If so, the regulators will perhaps be grateful for the emergence of a 16-year-old from Portugal named Michelle Larcher de Brito. As a relatively soft target, she has become the cue for what many – not least Martina Navratilova, who speaks candidly of "cheating" – consider overdue reform.

Up until now, those debating the phenomenon have tended to describe it as "grunting". Larcher de Brito shows that to be a wholly inadequate term. By all accounts, she is an extremely talented prospect, and as such has been granted a wild card at Wimbledon. But she may find members of the Noise Abatement Society issuing ear plugs not just to spectators, but to every household in SW19.
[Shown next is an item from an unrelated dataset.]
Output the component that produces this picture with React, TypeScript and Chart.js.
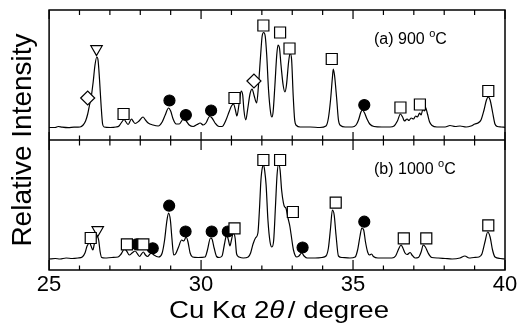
import React, { useEffect, useRef } from 'react';
import { Chart, registerables } from 'chart.js';

Chart.register(...registerables);

const FONT = '"Liberation Sans", Arial, Helvetica, sans-serif';

// ---------- (a) 900 °C pattern ----------
const twoTheta900 = [
  25.00, 25.20, 25.30, 25.43, 25.63, 25.82, 26.02, 26.12, 26.20, 26.27,
  26.33, 26.38, 26.45, 26.51, 26.57, 26.61, 26.66, 26.71, 26.76, 26.81,
  27.01, 27.20, 27.30, 27.37, 27.47, 27.53, 27.60, 27.71, 27.76, 27.83,
  27.96, 28.09, 28.17, 28.26, 28.42, 28.59, 28.72, 28.82, 28.93, 29.00,
  29.08, 29.18, 29.28, 29.42, 29.51, 29.61, 29.74, 29.87, 29.97, 30.07,
  30.16, 30.28, 30.36, 30.46, 30.59, 30.69, 30.82, 30.92, 31.00, 31.07,
  31.13, 31.18, 31.25, 31.32, 31.37, 31.41, 31.47, 31.53, 31.61, 31.68,
  31.74, 31.83, 31.89, 31.96, 32.01, 32.06, 32.11, 32.16, 32.22, 32.29,
  32.33, 32.37, 32.43, 32.49, 32.53, 32.58, 32.63, 32.70, 32.76, 32.81,
  32.88, 32.93, 32.98, 33.03, 33.08, 33.14, 33.26, 33.59, 33.91, 34.11,
  34.19, 34.26, 34.32, 34.35, 34.39, 34.46, 34.52, 34.59, 34.74, 34.97,
  35.10, 35.18, 35.26, 35.31, 35.38, 35.46, 35.55, 35.69, 35.95, 36.22,
  36.35, 36.46, 36.56, 36.63, 36.69, 36.78, 36.84, 36.91, 36.99, 37.06,
  37.12, 37.19, 37.24, 37.30, 37.35, 37.38, 37.45, 37.52, 37.60, 37.76,
  38.03, 38.19, 38.36, 38.52, 38.72, 38.88, 39.01, 39.11, 39.21, 39.31,
  39.39, 39.45, 39.51, 39.59, 39.67, 39.75, 39.87, 40.00,
];
const intensity900 = [
  12.5, 12.5, 13.5, 12.8, 12.3, 12.8, 13, 15, 19, 26,
  35, 42, 58, 75, 83, 80, 60, 35, 16, 13,
  12.5, 13, 14, 17, 20.5, 18, 15.5, 21, 19, 16.5,
  19, 23, 20, 17, 15, 14, 18, 25, 32, 29,
  21, 16, 16, 21, 19, 15, 13.5, 15.5, 17, 15,
  17, 23.5, 22, 17, 13.5, 13.5, 20, 28, 34, 36,
  30, 24, 36, 49, 45, 30, 20, 30, 46, 51,
  45, 37, 55, 85, 104, 107.5, 104, 85, 50, 27,
  23, 28, 55, 85, 95, 92, 75, 55, 48, 55,
  78, 87, 80, 45, 20, 14.5, 13, 13, 12.5, 14,
  22, 40, 62, 71, 65, 42, 20, 14.5, 13, 13,
  15, 20, 28, 30, 27, 21, 16, 13.5, 13, 13,
  14, 19, 26, 23, 19, 21, 19.5, 22, 21, 24,
  23, 27, 25, 31, 29, 33, 26, 18, 14.5, 13,
  13, 14.5, 13.5, 14, 13, 14, 16, 17, 20, 30,
  40, 43, 40, 28, 16, 13.5, 13, 12.7,
];

// ---------- (b) 1000 °C pattern ----------
const twoTheta1000 = [
  25.00, 25.20, 25.36, 25.56, 25.76, 25.95, 26.09, 26.18, 26.25, 26.33,
  26.38, 26.44, 26.50, 26.57, 26.63, 26.68, 26.73, 26.84, 27.07, 27.27,
  27.37, 27.48, 27.55, 27.64, 27.73, 27.83, 27.91, 27.98, 28.04, 28.10,
  28.17, 28.24, 28.32, 28.38, 28.45, 28.60, 28.72, 28.80, 28.87, 28.93,
  28.99, 29.04, 29.10, 29.16, 29.26, 29.36, 29.43, 29.51, 29.57, 29.64,
  29.72, 29.90, 30.13, 30.21, 30.31, 30.36, 30.43, 30.51, 30.59, 30.69,
  30.77, 30.84, 30.90, 30.95, 31.00, 31.06, 31.12, 31.17, 31.25, 31.39,
  31.55, 31.63, 31.71, 31.79, 31.87, 31.92, 31.97, 32.02, 32.06, 32.09,
  32.14, 32.20, 32.27, 32.33, 32.39, 32.45, 32.50, 32.55, 32.60, 32.65,
  32.71, 32.75, 32.79, 32.86, 32.92, 32.96, 33.04, 33.15, 33.22, 33.31,
  33.39, 33.49, 33.75, 33.98, 34.11, 34.19, 34.26, 34.32, 34.38, 34.44,
  34.52, 34.64, 34.90, 35.07, 35.15, 35.23, 35.29, 35.35, 35.41, 35.48,
  35.54, 35.61, 35.67, 35.82, 36.05, 36.28, 36.40, 36.50, 36.58, 36.64,
  36.71, 36.78, 36.88, 36.94, 37.04, 37.15, 37.24, 37.31, 37.38, 37.47,
  37.59, 37.80, 38.03, 38.26, 38.52, 38.68, 38.82, 38.98, 39.14, 39.24,
  39.34, 39.43, 39.51, 39.59, 39.67, 39.84, 40.00,
];
const intensity1000 = [
  11, 11.5, 11, 12, 11.5, 12, 13, 17, 24, 27,
  24, 20, 28, 34, 30, 18, 12.5, 12, 12.5, 13,
  16, 21, 19, 15, 17, 19, 16, 13.5, 16, 18,
  15, 13.5, 16, 17, 15, 13, 17, 30, 48, 57,
  50, 32, 15, 16, 23, 30, 29, 33, 28, 17,
  13, 12.5, 13, 20, 32, 31, 22, 13.5, 12.5, 14,
  26, 35, 30, 24, 30, 37, 32, 16, 13, 12,
  13, 17, 26, 32, 37, 60, 90, 103, 105, 100,
  85, 50, 28, 23, 30, 65, 95, 106, 100, 80,
  67, 63, 62, 52, 44, 36, 20, 13, 14, 17,
  14, 12, 12, 12.5, 14, 22, 42, 60, 55, 35,
  14, 12.5, 12, 13, 20, 34, 42, 40, 28, 18,
  15, 16, 13.5, 12, 12, 12, 14, 21, 25, 22,
  17, 15.5, 17.5, 15, 12, 12.5, 18, 25, 23, 17,
  12.5, 12, 11.5, 11, 12, 14, 12, 12.5, 13, 16,
  28, 38, 33, 20, 13, 11.5, 11,
];

// ---------- phase markers (a) ----------
const square900X = [27.45, 31.1, 32.05, 32.6, 32.91, 34.3, 36.56, 37.2, 39.45];
const square900Y = [26, 42, 114.5, 107.5, 91.5, 81, 32.5, 35.5, 49];
const circle900X = [28.96, 29.5, 30.33, 35.37];
const circle900Y = [39.5, 25, 29.5, 35];
const triangle900X = [26.56];
const triangle900Y = [91];
const diamond900X = [26.27, 31.74];
const diamond900Y = [42, 59];

// ---------- phase markers (b) ----------
const square1000X = [26.37, 27.56, 28.1, 31.1, 32.05, 32.6, 33.02, 34.43, 36.67, 37.41, 39.45];
const square1000Y = [32, 25.7, 25.7, 41.7, 110, 110, 58, 67.3, 31.7, 31.7, 44.7];
const circle1000X = [27.88, 28.41, 28.95, 29.49, 30.35, 30.88, 33.34, 35.37];
const circle1000Y = [25.7, 21.7, 64.3, 38.5, 38.5, 38.5, 22.5, 48.3];
const triangle1000X = [26.6];
const triangle1000Y = [40];

const panelLabels = ['(a) 900 ', '(b) 1000 '];
const xTickValues = [25, 30, 35, 40];

const toPoints = (xs: number[], ys: number[]) => xs.map((x, i) => ({ x, y: ys[i] }));

const lineDs = (xs: number[], ys: number[], yAxisID: string) => ({
  data: toPoints(xs, ys),
  yAxisID,
  xAxisID: 'x',
  borderColor: '#000',
  borderWidth: 1.2,
  pointRadius: 0,
  fill: false,
  cubicInterpolationMode: 'monotone',
  order: 2,
});

const markerDs = (
  xs: number[], ys: number[], yAxisID: string, style: string, filled: boolean, radius: number, rotation = 0,
) => ({
  data: toPoints(xs, ys),
  yAxisID,
  xAxisID: 'x',
  showLine: false,
  pointStyle: style,
  pointRadius: radius,
  pointRotation: rotation,
  pointBackgroundColor: filled ? '#000' : '#fff',
  pointBorderColor: '#000',
  pointBorderWidth: 1.2,
  order: 0,
  clip: false,
});

const decorPlugin = {
  id: 'xrdDecor',
  afterDraw(chart: any) {
    const { ctx } = chart;
    const xs = chart.scales.x;
    const yT = chart.scales.yTop;
    const yB = chart.scales.yBottom;
    const left = xs.left, right = xs.right;
    const top = yT.top, mid = yT.bottom, bottom = yB.bottom;
    ctx.save();
    ctx.strokeStyle = '#000';
    ctx.lineWidth = 1.5;
    ctx.strokeRect(left, top, right - left, bottom - top);
    ctx.beginPath();
    ctx.moveTo(left, mid);
    ctx.lineTo(right, mid);
    ctx.stroke();

    ctx.lineWidth = 1.2;
    ctx.beginPath();
    for (let v = xs.min; v <= xs.max + 1e-6; v += 1) {
      const px = xs.getPixelForValue(v);
      const major = xTickValues.includes(Math.round(v));
      ctx.moveTo(px, top);
      ctx.lineTo(px, top + (major ? 9 : 5));
      ctx.moveTo(px, mid - (major ? 8 : 4.5));
      ctx.lineTo(px, mid + (major ? 10 : 5.5));
      ctx.moveTo(px, bottom);
      ctx.lineTo(px, bottom - (major ? 10 : 4.5));
    }
    ctx.stroke();

    // panel labels
    ctx.fillStyle = '#000';
    ctx.textBaseline = 'alphabetic';
    ctx.textAlign = 'left';
    const lx = xs.getPixelForValue(35.69);
    [yT, yB].forEach((ys: any, i: number) => {
      const base = ys.getPixelForValue(96.5);
      ctx.font = `16px ${FONT}`;
      const t = panelLabels[i];
      ctx.fillText(t, lx, base);
      let w = ctx.measureText(t).width;
      ctx.font = `11px ${FONT}`;
      ctx.fillText('o', lx + w, base - 7);
      w += ctx.measureText('o').width;
      ctx.font = `16px ${FONT}`;
      ctx.fillText('C', lx + w, base);
    });

    // x axis title with italic theta
    const cx = (left + right) / 2 + 2;
    const baseY = bottom + 48;
    const sx = 1.15;
    ctx.font = `24px ${FONT}`;
    const p1 = 'Cu K\u03b1 2';
    const p3 = '/ degree';
    const w1 = ctx.measureText(p1).width;
    const w3 = ctx.measureText(p3).width;
    ctx.font = `italic 24px ${FONT}`;
    const w2 = ctx.measureText('\u03b8').width + 3;
    const total = (w1 + w2 + w3) * sx;
    ctx.translate(cx - total / 2, baseY);
    ctx.scale(sx, 1);
    ctx.font = `24px ${FONT}`;
    ctx.fillText(p1, 0, 0);
    ctx.font = `italic 24px ${FONT}`;
    ctx.fillText('\u03b8', w1, 0);
    ctx.font = `24px ${FONT}`;
    ctx.fillText(p3, w1 + w2, 0);
    ctx.restore();
  },
};

export default function App() {
  const ref = useRef<HTMLCanvasElement>(null);
  useEffect(() => {
    document.body.style.margin = '0';
    const canvas = ref.current;
    if (!canvas) return;
    const chart = new Chart(canvas, {
      type: 'line',
      data: {
        datasets: [
          markerDs(square900X, square900Y, 'yTop', 'rect', false, 7.8),
          markerDs(circle900X, circle900Y, 'yTop', 'circle', true, 5.5),
          markerDs(triangle900X, triangle900Y, 'yTop', 'triangle', false, 6.6, 180),
          markerDs(diamond900X, diamond900Y, 'yTop', 'rectRot', false, 7),
          markerDs(square1000X, square1000Y, 'yBottom', 'rect', false, 7.8),
          markerDs(circle1000X, circle1000Y, 'yBottom', 'circle', true, 5.5),
          markerDs(triangle1000X, triangle1000Y, 'yBottom', 'triangle', false, 6.6, 180),
          lineDs(twoTheta900, intensity900, 'yTop'),
          lineDs(twoTheta1000, intensity1000, 'yBottom'),
        ] as any,
      },
      options: {
        responsive: false,
        animation: false,
        devicePixelRatio: 1,
        layout: { padding: { top: 10, right: 12, left: 0, bottom: 0 } },
        scales: {
          x: {
            type: 'linear',
            min: 25,
            max: 40,
            ticks: {
              stepSize: 5,
              color: '#000',
              font: { size: 22, family: FONT },
              padding: 2,
              maxRotation: 0,
              autoSkip: false,
            },
            grid: { display: false, drawTicks: false },
            border: { display: false },
            afterFit: (scale: any) => {
              scale.height = 60;
              scale.paddingLeft = 0;
              scale.paddingRight = 0;
            },
          },
          yTop: {
            type: 'linear',
            min: 0,
            max: 130,
            display: false,
            position: 'left',
            stack: 'xrd',
            stackWeight: 1,
            weight: 1,
          },
          yBottom: {
            type: 'linear',
            min: 0,
            max: 130,
            display: false,
            position: 'left',
            stack: 'xrd',
            stackWeight: 1,
            weight: 0,
          },
        } as any,
        plugins: {
          legend: { display: false },
          tooltip: { enabled: false },
          title: {
            display: true,
            text: 'Relative Intensity',
            position: 'left',
            fullSize: false,
            color: '#000',
            font: { size: 28, family: FONT, weight: 'normal' },
            padding: { top: 6, bottom: 9.5 },
          },
        } as any,
      },
      plugins: [decorPlugin],
    });
    return () => chart.destroy();
  }, []);
  return (
    <div style={{ width: 517, height: 330 }}>
      <canvas ref={ref} width={517} height={330} style={{ display: 'block' }} />
    </div>
  );
}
Some "grunters" have invoked the labour ward; others, banshees or light artillery. Sharapova, inevitably, has prompted more salacious analogies. As was evident at the Liverpool International Open this week, Larcher de Brito takes things to unprecedented, bloodcurdling extremes. Given a decent baseline rally, she could pulverise the Rock of Gibraltar. At the French Open, Aravane Rezai became so distressed by her opponent that she complained to the umpire, who issued an unofficial warning. If anything, it was Larcher de Brito who then became distracted, and she lost the match, but was booed off the court even so.

It is already possible for umpires to dock a point for "noise hindrance", but now consideration is being given to upgrading the offence so that even a match might be forfeited. And Wimbledon is thought the obvious place to restore a sense of etiquette, not to mention elegance, to the "ladies".

As it happens, some effort was made to stifle Seles there in 1992, and she proved uncharacteristically muted in losing the final. But the dilemma remains how to establish culpable intent. Some coaches tell youngsters that exhaling aggressively on the point of impact brings physiological and psychological benefits – a sense of control and timing, along with the extra power attributed to a tightened diaphragm in martial arts.

But athletes in other exacting sports seem to manage without this kind of vivid agony, while male tennis players have largely abjured the example of Jimmy Connors (who may well have feared that his game otherwise lacked machismo). Yet Sharapova is liable to approach 100 decibels in feathering a drop volley.

Navratilova points out that it is important to be able to hear the racket hit the ball, and that the inability to do so confers a corresponding tactical advantage. Bill Babcock, its Grand Slam director, has meanwhile traced fresh concern at the International Tennis Federation to the duration of Larcher de Brito's howls. "The noise extends into the hitting preparation time of her opponent," he noted.

Even without all this wailing, there is much gnashing of teeth on the women's tour, which is widely said to need renewal in both character and class. By the same token, no doubt, some of its bigger egos – its big noises, so to speak – perceive their vocation as spicing up the game's demure conventions with a bit of real life, a bit of urban gusto.

They probably enjoy the fuss, some of them. Like finding the next-door neighbour on the threshold, in miserable obedience to his spouse, groping for some bourgeois formula to request a little less volume in the bedroom. And nothing will improve until they recognise the situation as equally mortifying for both parties. Or, to put it another way: ENNNOUUUGH!